**Work to be completed**
Starting from the top of the material, restate each line exactly until the line that contains "141.0, 190.0, 265.0]", which is also copied. Pictures are excluded.

— START Dataset extract —

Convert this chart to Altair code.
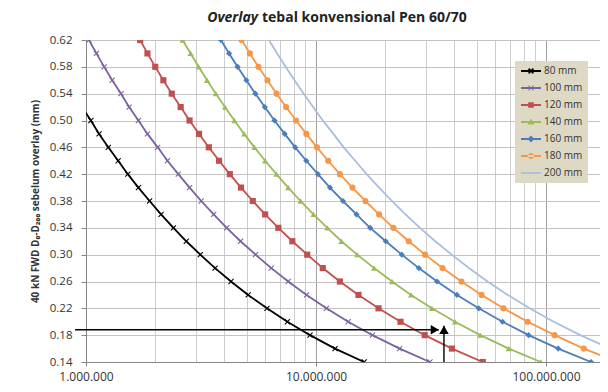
import altair as alt
import pandas as pd

FONT = "Open Sans"

# ---- data (repetitions in millions) ----
series_names = ["80 mm", "100 mm", "120 mm", "140 mm", "160 mm", "180 mm", "200 mm"]
colors = ["#000000", "#7B62A0", "#C0504D", "#9BBB59", "#4A7EBB", "#F79646", "#A9BEDD"]

levels_full = [0.62, 0.60, 0.58, 0.56, 0.54, 0.52, 0.50, 0.48, 0.46, 0.44, 0.42, 0.40, 0.38,
               0.36, 0.34, 0.32, 0.30, 0.28, 0.26, 0.24, 0.22, 0.20, 0.18, 0.16, 0.14]
levels_80 = [0.52, 0.50, 0.48, 0.46, 0.44, 0.42, 0.40, 0.38, 0.36, 0.34, 0.32, 0.30, 0.28,
             0.26, 0.24, 0.22, 0.20, 0.18, 0.16, 0.14]

n_80 = [0.96, 1.05, 1.14, 1.25, 1.38, 1.52, 1.69, 1.89, 2.12, 2.40, 2.73, 3.14, 3.64, 4.27,
        5.07, 6.12, 7.51, 9.42, 12.1, 16.2]
n_100 = [1.03, 1.11, 1.20, 1.30, 1.42, 1.54, 1.69, 1.85, 2.05, 2.26, 2.52, 2.82, 3.17, 3.59,
         4.09, 4.70, 5.46, 6.39, 7.57, 9.10, 11.1, 13.8, 17.6, 23.1, 31.3]
n_120 = [1.72, 1.85, 2.00, 2.17, 2.36, 2.58, 2.82, 3.10, 3.42, 3.79, 4.22, 4.72, 5.31, 6.01,
         6.86, 7.89, 9.16, 10.7, 12.7, 15.3, 18.7, 23.3, 29.7, 39.0, 53.1]
n_140 = [2.63, 2.85, 3.09, 3.36, 3.67, 4.02, 4.42, 4.87, 5.40, 6.01, 6.73, 7.57, 8.56, 9.75,
         11.2, 12.9, 15.1, 17.9, 21.4, 25.9, 31.9, 40.2, 51.8, 68.9, 95.0]
n_160 = [3.86, 4.19, 4.56, 4.98, 5.45, 5.99, 6.60, 7.31, 8.12, 9.07, 10.2, 11.5, 13.1, 15.0,
         17.2, 20.1, 23.6, 28.0, 33.6, 41.0, 51.0, 64.7, 84.0, 113.0, 157.0]
n_180 = [4.75, 5.16, 5.62, 6.15, 6.74, 7.41, 8.19, 9.08, 10.1, 11.3, 12.7, 14.4, 16.4, 18.8,
         21.7, 25.3, 29.8, 35.5, 42.9, 52.5, 65.3, 83.2, 109.0, 146.0, 205.0]
n_200 = [6.24, 6.78, 7.38, 8.06, 8.84, 9.72, 10.7, 11.9, 13.2, 14.8, 16.6, 18.8, 21.4, 24.5,
         28.3, 33.0, 38.9, 46.2, 55.7, 68.2, 84.9, 108.0, 141.0, 190.0, 265.0]

# arrow annotation (reading example)
arrow_h_x = [0.896e6, 3.42e7]
arrow_h_y = 0.188
arrow_v_x = 3.6e7
arrow_v_y = [0.14, 0.194]

y_ticks = [0.14, 0.18, 0.22, 0.26, 0.30, 0.34, 0.38, 0.42, 0.46, 0.50, 0.54, 0.58, 0.62]
x_major = [1000000, 10000000, 100000000]
x_major_labels = ["1.000.000", "10.000.000", "100.000.000"]
x_grid = [m * 10 ** e for e in (6, 7) for m in range(1, 10)] + [100000000]
x_max = 1.717e8

title_italic = "Overlay"
title_rest = "tebal konvensional Pen 60/70"
y_title = "40 kN FWD D\u2080-D\u2082\u2080\u2080 sebelum overlay (mm)"

# ---- tables ----
all_series = [(series_names[0], levels_80, n_80), (series_names[1], levels_full, n_100),
              (series_names[2], levels_full, n_120), (series_names[3], levels_full, n_140),
              (series_names[4], levels_full, n_160), (series_names[5], levels_full, n_180),
              (series_names[6], levels_full, n_200)]
rows = []
for name, lv, vals in all_series:
    for i, (d, n) in enumerate(zip(lv, vals)):
        rows.append({"series": name, "D": d, "N": n * 1e6, "i": i})
df = pd.DataFrame(rows)

xscale = alt.Scale(type="log", domain=[1e6, x_max], nice=False)
yscale = alt.Scale(domain=[0.14, 0.62], nice=False, zero=False)
cscale = alt.Scale(domain=series_names, range=colors)

label_expr = "".join(f"datum.value == {v} ? '{l}' : " for v, l in zip(x_major, x_major_labels)) + "''"
major_test = "indexof([" + ",".join(str(v) for v in x_major) + "], datum.value) >= 0"

xaxis = alt.Axis(values=x_grid, labelExpr=label_expr, title=None,
                 gridColor={"condition": {"test": major_test, "value": "#A0A0A0"}, "value": "#CDCDCD"},
                 tickColor={"condition": {"test": major_test, "value": "#868686"}, "value": "transparent"},
                 tickSize=4, labelPadding=5, labelFont=FONT, labelFontSize=12, labelColor="#333333",
                 domainColor="#868686", labelFlush=False, labelOverlap=False)
yaxis = alt.Axis(values=y_ticks, format=".2f", gridColor="#C4C4C4", tickColor="#868686", tickSize=5,
                 labelPadding=9, labelFont=FONT, labelFontSize=11.5, labelColor="#333333",
                 labelOverlap=False, labelFlush=False,
                 domainColor="#868686", title=y_title, titleFont=FONT, titleFontSize=10,
                 titleFontWeight="bold", titleColor="#333333", titlePadding=9)

# legend symbols: line + marker, unit r = sqrt(size)/2
LINE = "M-1,-0.22H4V0.22H-1Z"
def xpoly(c, w, t):
    return (f"M{c-w+t},{-w}L{c+w},{w-t}L{c+w-t},{w}L{c-w},{-w+t}Z"
            f"M{c-w},{w-t}L{c+w-t},{-w}L{c+w},{-w+t}L{c-w+t},{w}Z")
sym = {
    "80 mm": LINE + xpoly(1.5, 0.75, 0.3),
    "100 mm": LINE + xpoly(1.5, 0.7, 0.15),
    "120 mm": LINE + "M0.8,-0.7H2.2V0.7H0.8Z",
    "140 mm": LINE + "M1.5,-0.85L2.35,0.65H0.65Z",
    "160 mm": LINE + "M1.5,-0.85L2.35,0L1.5,0.85L0.65,0Z",
    "180 mm": LINE + "M0.75,0A0.75,0.75 0 1,0 2.25,0A0.75,0.75 0 1,0 0.75,0Z",
    "200 mm": LINE,
}
sym_expr = "".join(f"datum.value == '{k}' ? '{v}' : " for k, v in sym.items()) + "'circle'"

legend = alt.Legend(title=None, orient="none", legendX=429, legendY=21, fillColor="#DDD9C4",
                    padding=5, rowPadding=7, labelFont=FONT, labelFontSize=10, labelColor="#333333",
                    symbolType={"expr": sym_expr}, symbolSize=64, symbolStrokeWidth=0,
                    symbolFillColor={"expr": "scale('color', datum.value)"}, labelOffset=14)

X = alt.X("N:Q", scale=xscale, axis=xaxis)
Y = alt.Y("D:Q", scale=yscale, axis=yaxis)

lines = alt.Chart(df).mark_line(clip=True, strokeWidth=1.8).encode(
    x=X, y=Y, color=alt.Color("series:N", scale=cscale, legend=legend), order="i:Q")

filled_names = ["120 mm", "140 mm", "160 mm", "180 mm"]
filled_pts = alt.Chart(df[df.series.isin(filled_names)]).mark_point(
    filled=True, opacity=1, clip=True, size=38).encode(
    x=X, y=Y, color=alt.Color("series:N", scale=cscale, legend=None),
    shape=alt.Shape("series:N", scale=alt.Scale(domain=filled_names,
                                                range=["square", "triangle-up", "diamond", "circle"]),
                    legend=None))

x_names = ["80 mm", "100 mm"]
x_pts = alt.Chart(df[df.series.isin(x_names)]).mark_point(
    shape="M-1,-1L1,1M-1,1L1,-1", filled=False, opacity=1, clip=True, size=26, strokeWidth=1.1).encode(
    x=X, y=Y, color=alt.Color("series:N", scale=cscale, legend=None))

ah = pd.DataFrame({"N": [arrow_h_x[0]], "x2": [arrow_h_x[1]], "D": [arrow_h_y]})
av = pd.DataFrame({"N": [arrow_v_x], "D": [arrow_v_y[0]], "y2": [arrow_v_y[1]]})
rule_h = alt.Chart(ah).mark_rule(color="black", strokeWidth=1.4).encode(
    x=X, x2="x2:Q", y=Y)
rule_v = alt.Chart(av).mark_rule(color="black", strokeWidth=1.4).encode(
    x=X, y=Y, y2="y2:Q")
head_h = alt.Chart(pd.DataFrame({"N": [arrow_h_x[1]], "D": [arrow_h_y]})).mark_point(
    shape="triangle-right", filled=True, color="black", opacity=1, size=90, xOffset=-4).encode(
    x=X, y=Y)
head_v = alt.Chart(pd.DataFrame({"N": [arrow_v_x], "D": [arrow_v_y[1]]})).mark_point(
    shape="triangle-up", filled=True, color="black", opacity=1, size=90, yOffset=4).encode(
    x=X, y=Y)

t1 = alt.Chart(pd.DataFrame({"t": [title_italic]})).mark_text(
    font=FONT, fontSize=14, fontWeight="bold", fontStyle="italic", align="right",
    baseline="middle", color="#222222").encode(text="t:N", x=alt.value(172), y=alt.value(-22))
t2 = alt.Chart(pd.DataFrame({"t": [title_rest]})).mark_text(
    font=FONT, fontSize=14, fontWeight="bold", align="left",
    baseline="middle", color="#222222").encode(text="t:N", x=alt.value(176), y=alt.value(-22))

chart = alt.layer(lines, filled_pts, x_pts, rule_h, rule_v, head_h, head_v, t1, t2).properties(
    width=514, height=322,
    autosize=alt.AutoSizeParams(type="none"),
    padding={"left": 78, "top": 32, "right": 0, "bottom": 22},
).configure_view(stroke=None).configure(font=FONT)

chart.save("out.html", embed_options={"renderer": "svg", "actions": False})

— END Dataset extract —

**Exercise solution**
Convert this chart to Altair code.
import altair as alt
import pandas as pd

FONT = "Open Sans"

# ---- data (repetitions in millions) ----
series_names = ["80 mm", "100 mm", "120 mm", "140 mm", "160 mm", "180 mm", "200 mm"]
colors = ["#000000", "#7B62A0", "#C0504D", "#9BBB59", "#4A7EBB", "#F79646", "#A9BEDD"]

levels_full = [0.62, 0.60, 0.58, 0.56, 0.54, 0.52, 0.50, 0.48, 0.46, 0.44, 0.42, 0.40, 0.38,
               0.36, 0.34, 0.32, 0.30, 0.28, 0.26, 0.24, 0.22, 0.20, 0.18, 0.16, 0.14]
levels_80 = [0.52, 0.50, 0.48, 0.46, 0.44, 0.42, 0.40, 0.38, 0.36, 0.34, 0.32, 0.30, 0.28,
             0.26, 0.24, 0.22, 0.20, 0.18, 0.16, 0.14]

n_80 = [0.96, 1.05, 1.14, 1.25, 1.38, 1.52, 1.69, 1.89, 2.12, 2.40, 2.73, 3.14, 3.64, 4.27,
        5.07, 6.12, 7.51, 9.42, 12.1, 16.2]
n_100 = [1.03, 1.11, 1.20, 1.30, 1.42, 1.54, 1.69, 1.85, 2.05, 2.26, 2.52, 2.82, 3.17, 3.59,
         4.09, 4.70, 5.46, 6.39, 7.57, 9.10, 11.1, 13.8, 17.6, 23.1, 31.3]
n_120 = [1.72, 1.85, 2.00, 2.17, 2.36, 2.58, 2.82, 3.10, 3.42, 3.79, 4.22, 4.72, 5.31, 6.01,
         6.86, 7.89, 9.16, 10.7, 12.7, 15.3, 18.7, 23.3, 29.7, 39.0, 53.1]
n_140 = [2.63, 2.85, 3.09, 3.36, 3.67, 4.02, 4.42, 4.87, 5.40, 6.01, 6.73, 7.57, 8.56, 9.75,
         11.2, 12.9, 15.1, 17.9, 21.4, 25.9, 31.9, 40.2, 51.8, 68.9, 95.0]
n_160 = [3.86, 4.19, 4.56, 4.98, 5.45, 5.99, 6.60, 7.31, 8.12, 9.07, 10.2, 11.5, 13.1, 15.0,
         17.2, 20.1, 23.6, 28.0, 33.6, 41.0, 51.0, 64.7, 84.0, 113.0, 157.0]
n_180 = [4.75, 5.16, 5.62, 6.15, 6.74, 7.41, 8.19, 9.08, 10.1, 11.3, 12.7, 14.4, 16.4, 18.8,
         21.7, 25.3, 29.8, 35.5, 42.9, 52.5, 65.3, 83.2, 109.0, 146.0, 205.0]
n_200 = [6.24, 6.78, 7.38, 8.06, 8.84, 9.72, 10.7, 11.9, 13.2, 14.8, 16.6, 18.8, 21.4, 24.5,
         28.3, 33.0, 38.9, 46.2, 55.7, 68.2, 84.9, 108.0, 141.0, 190.0, 265.0]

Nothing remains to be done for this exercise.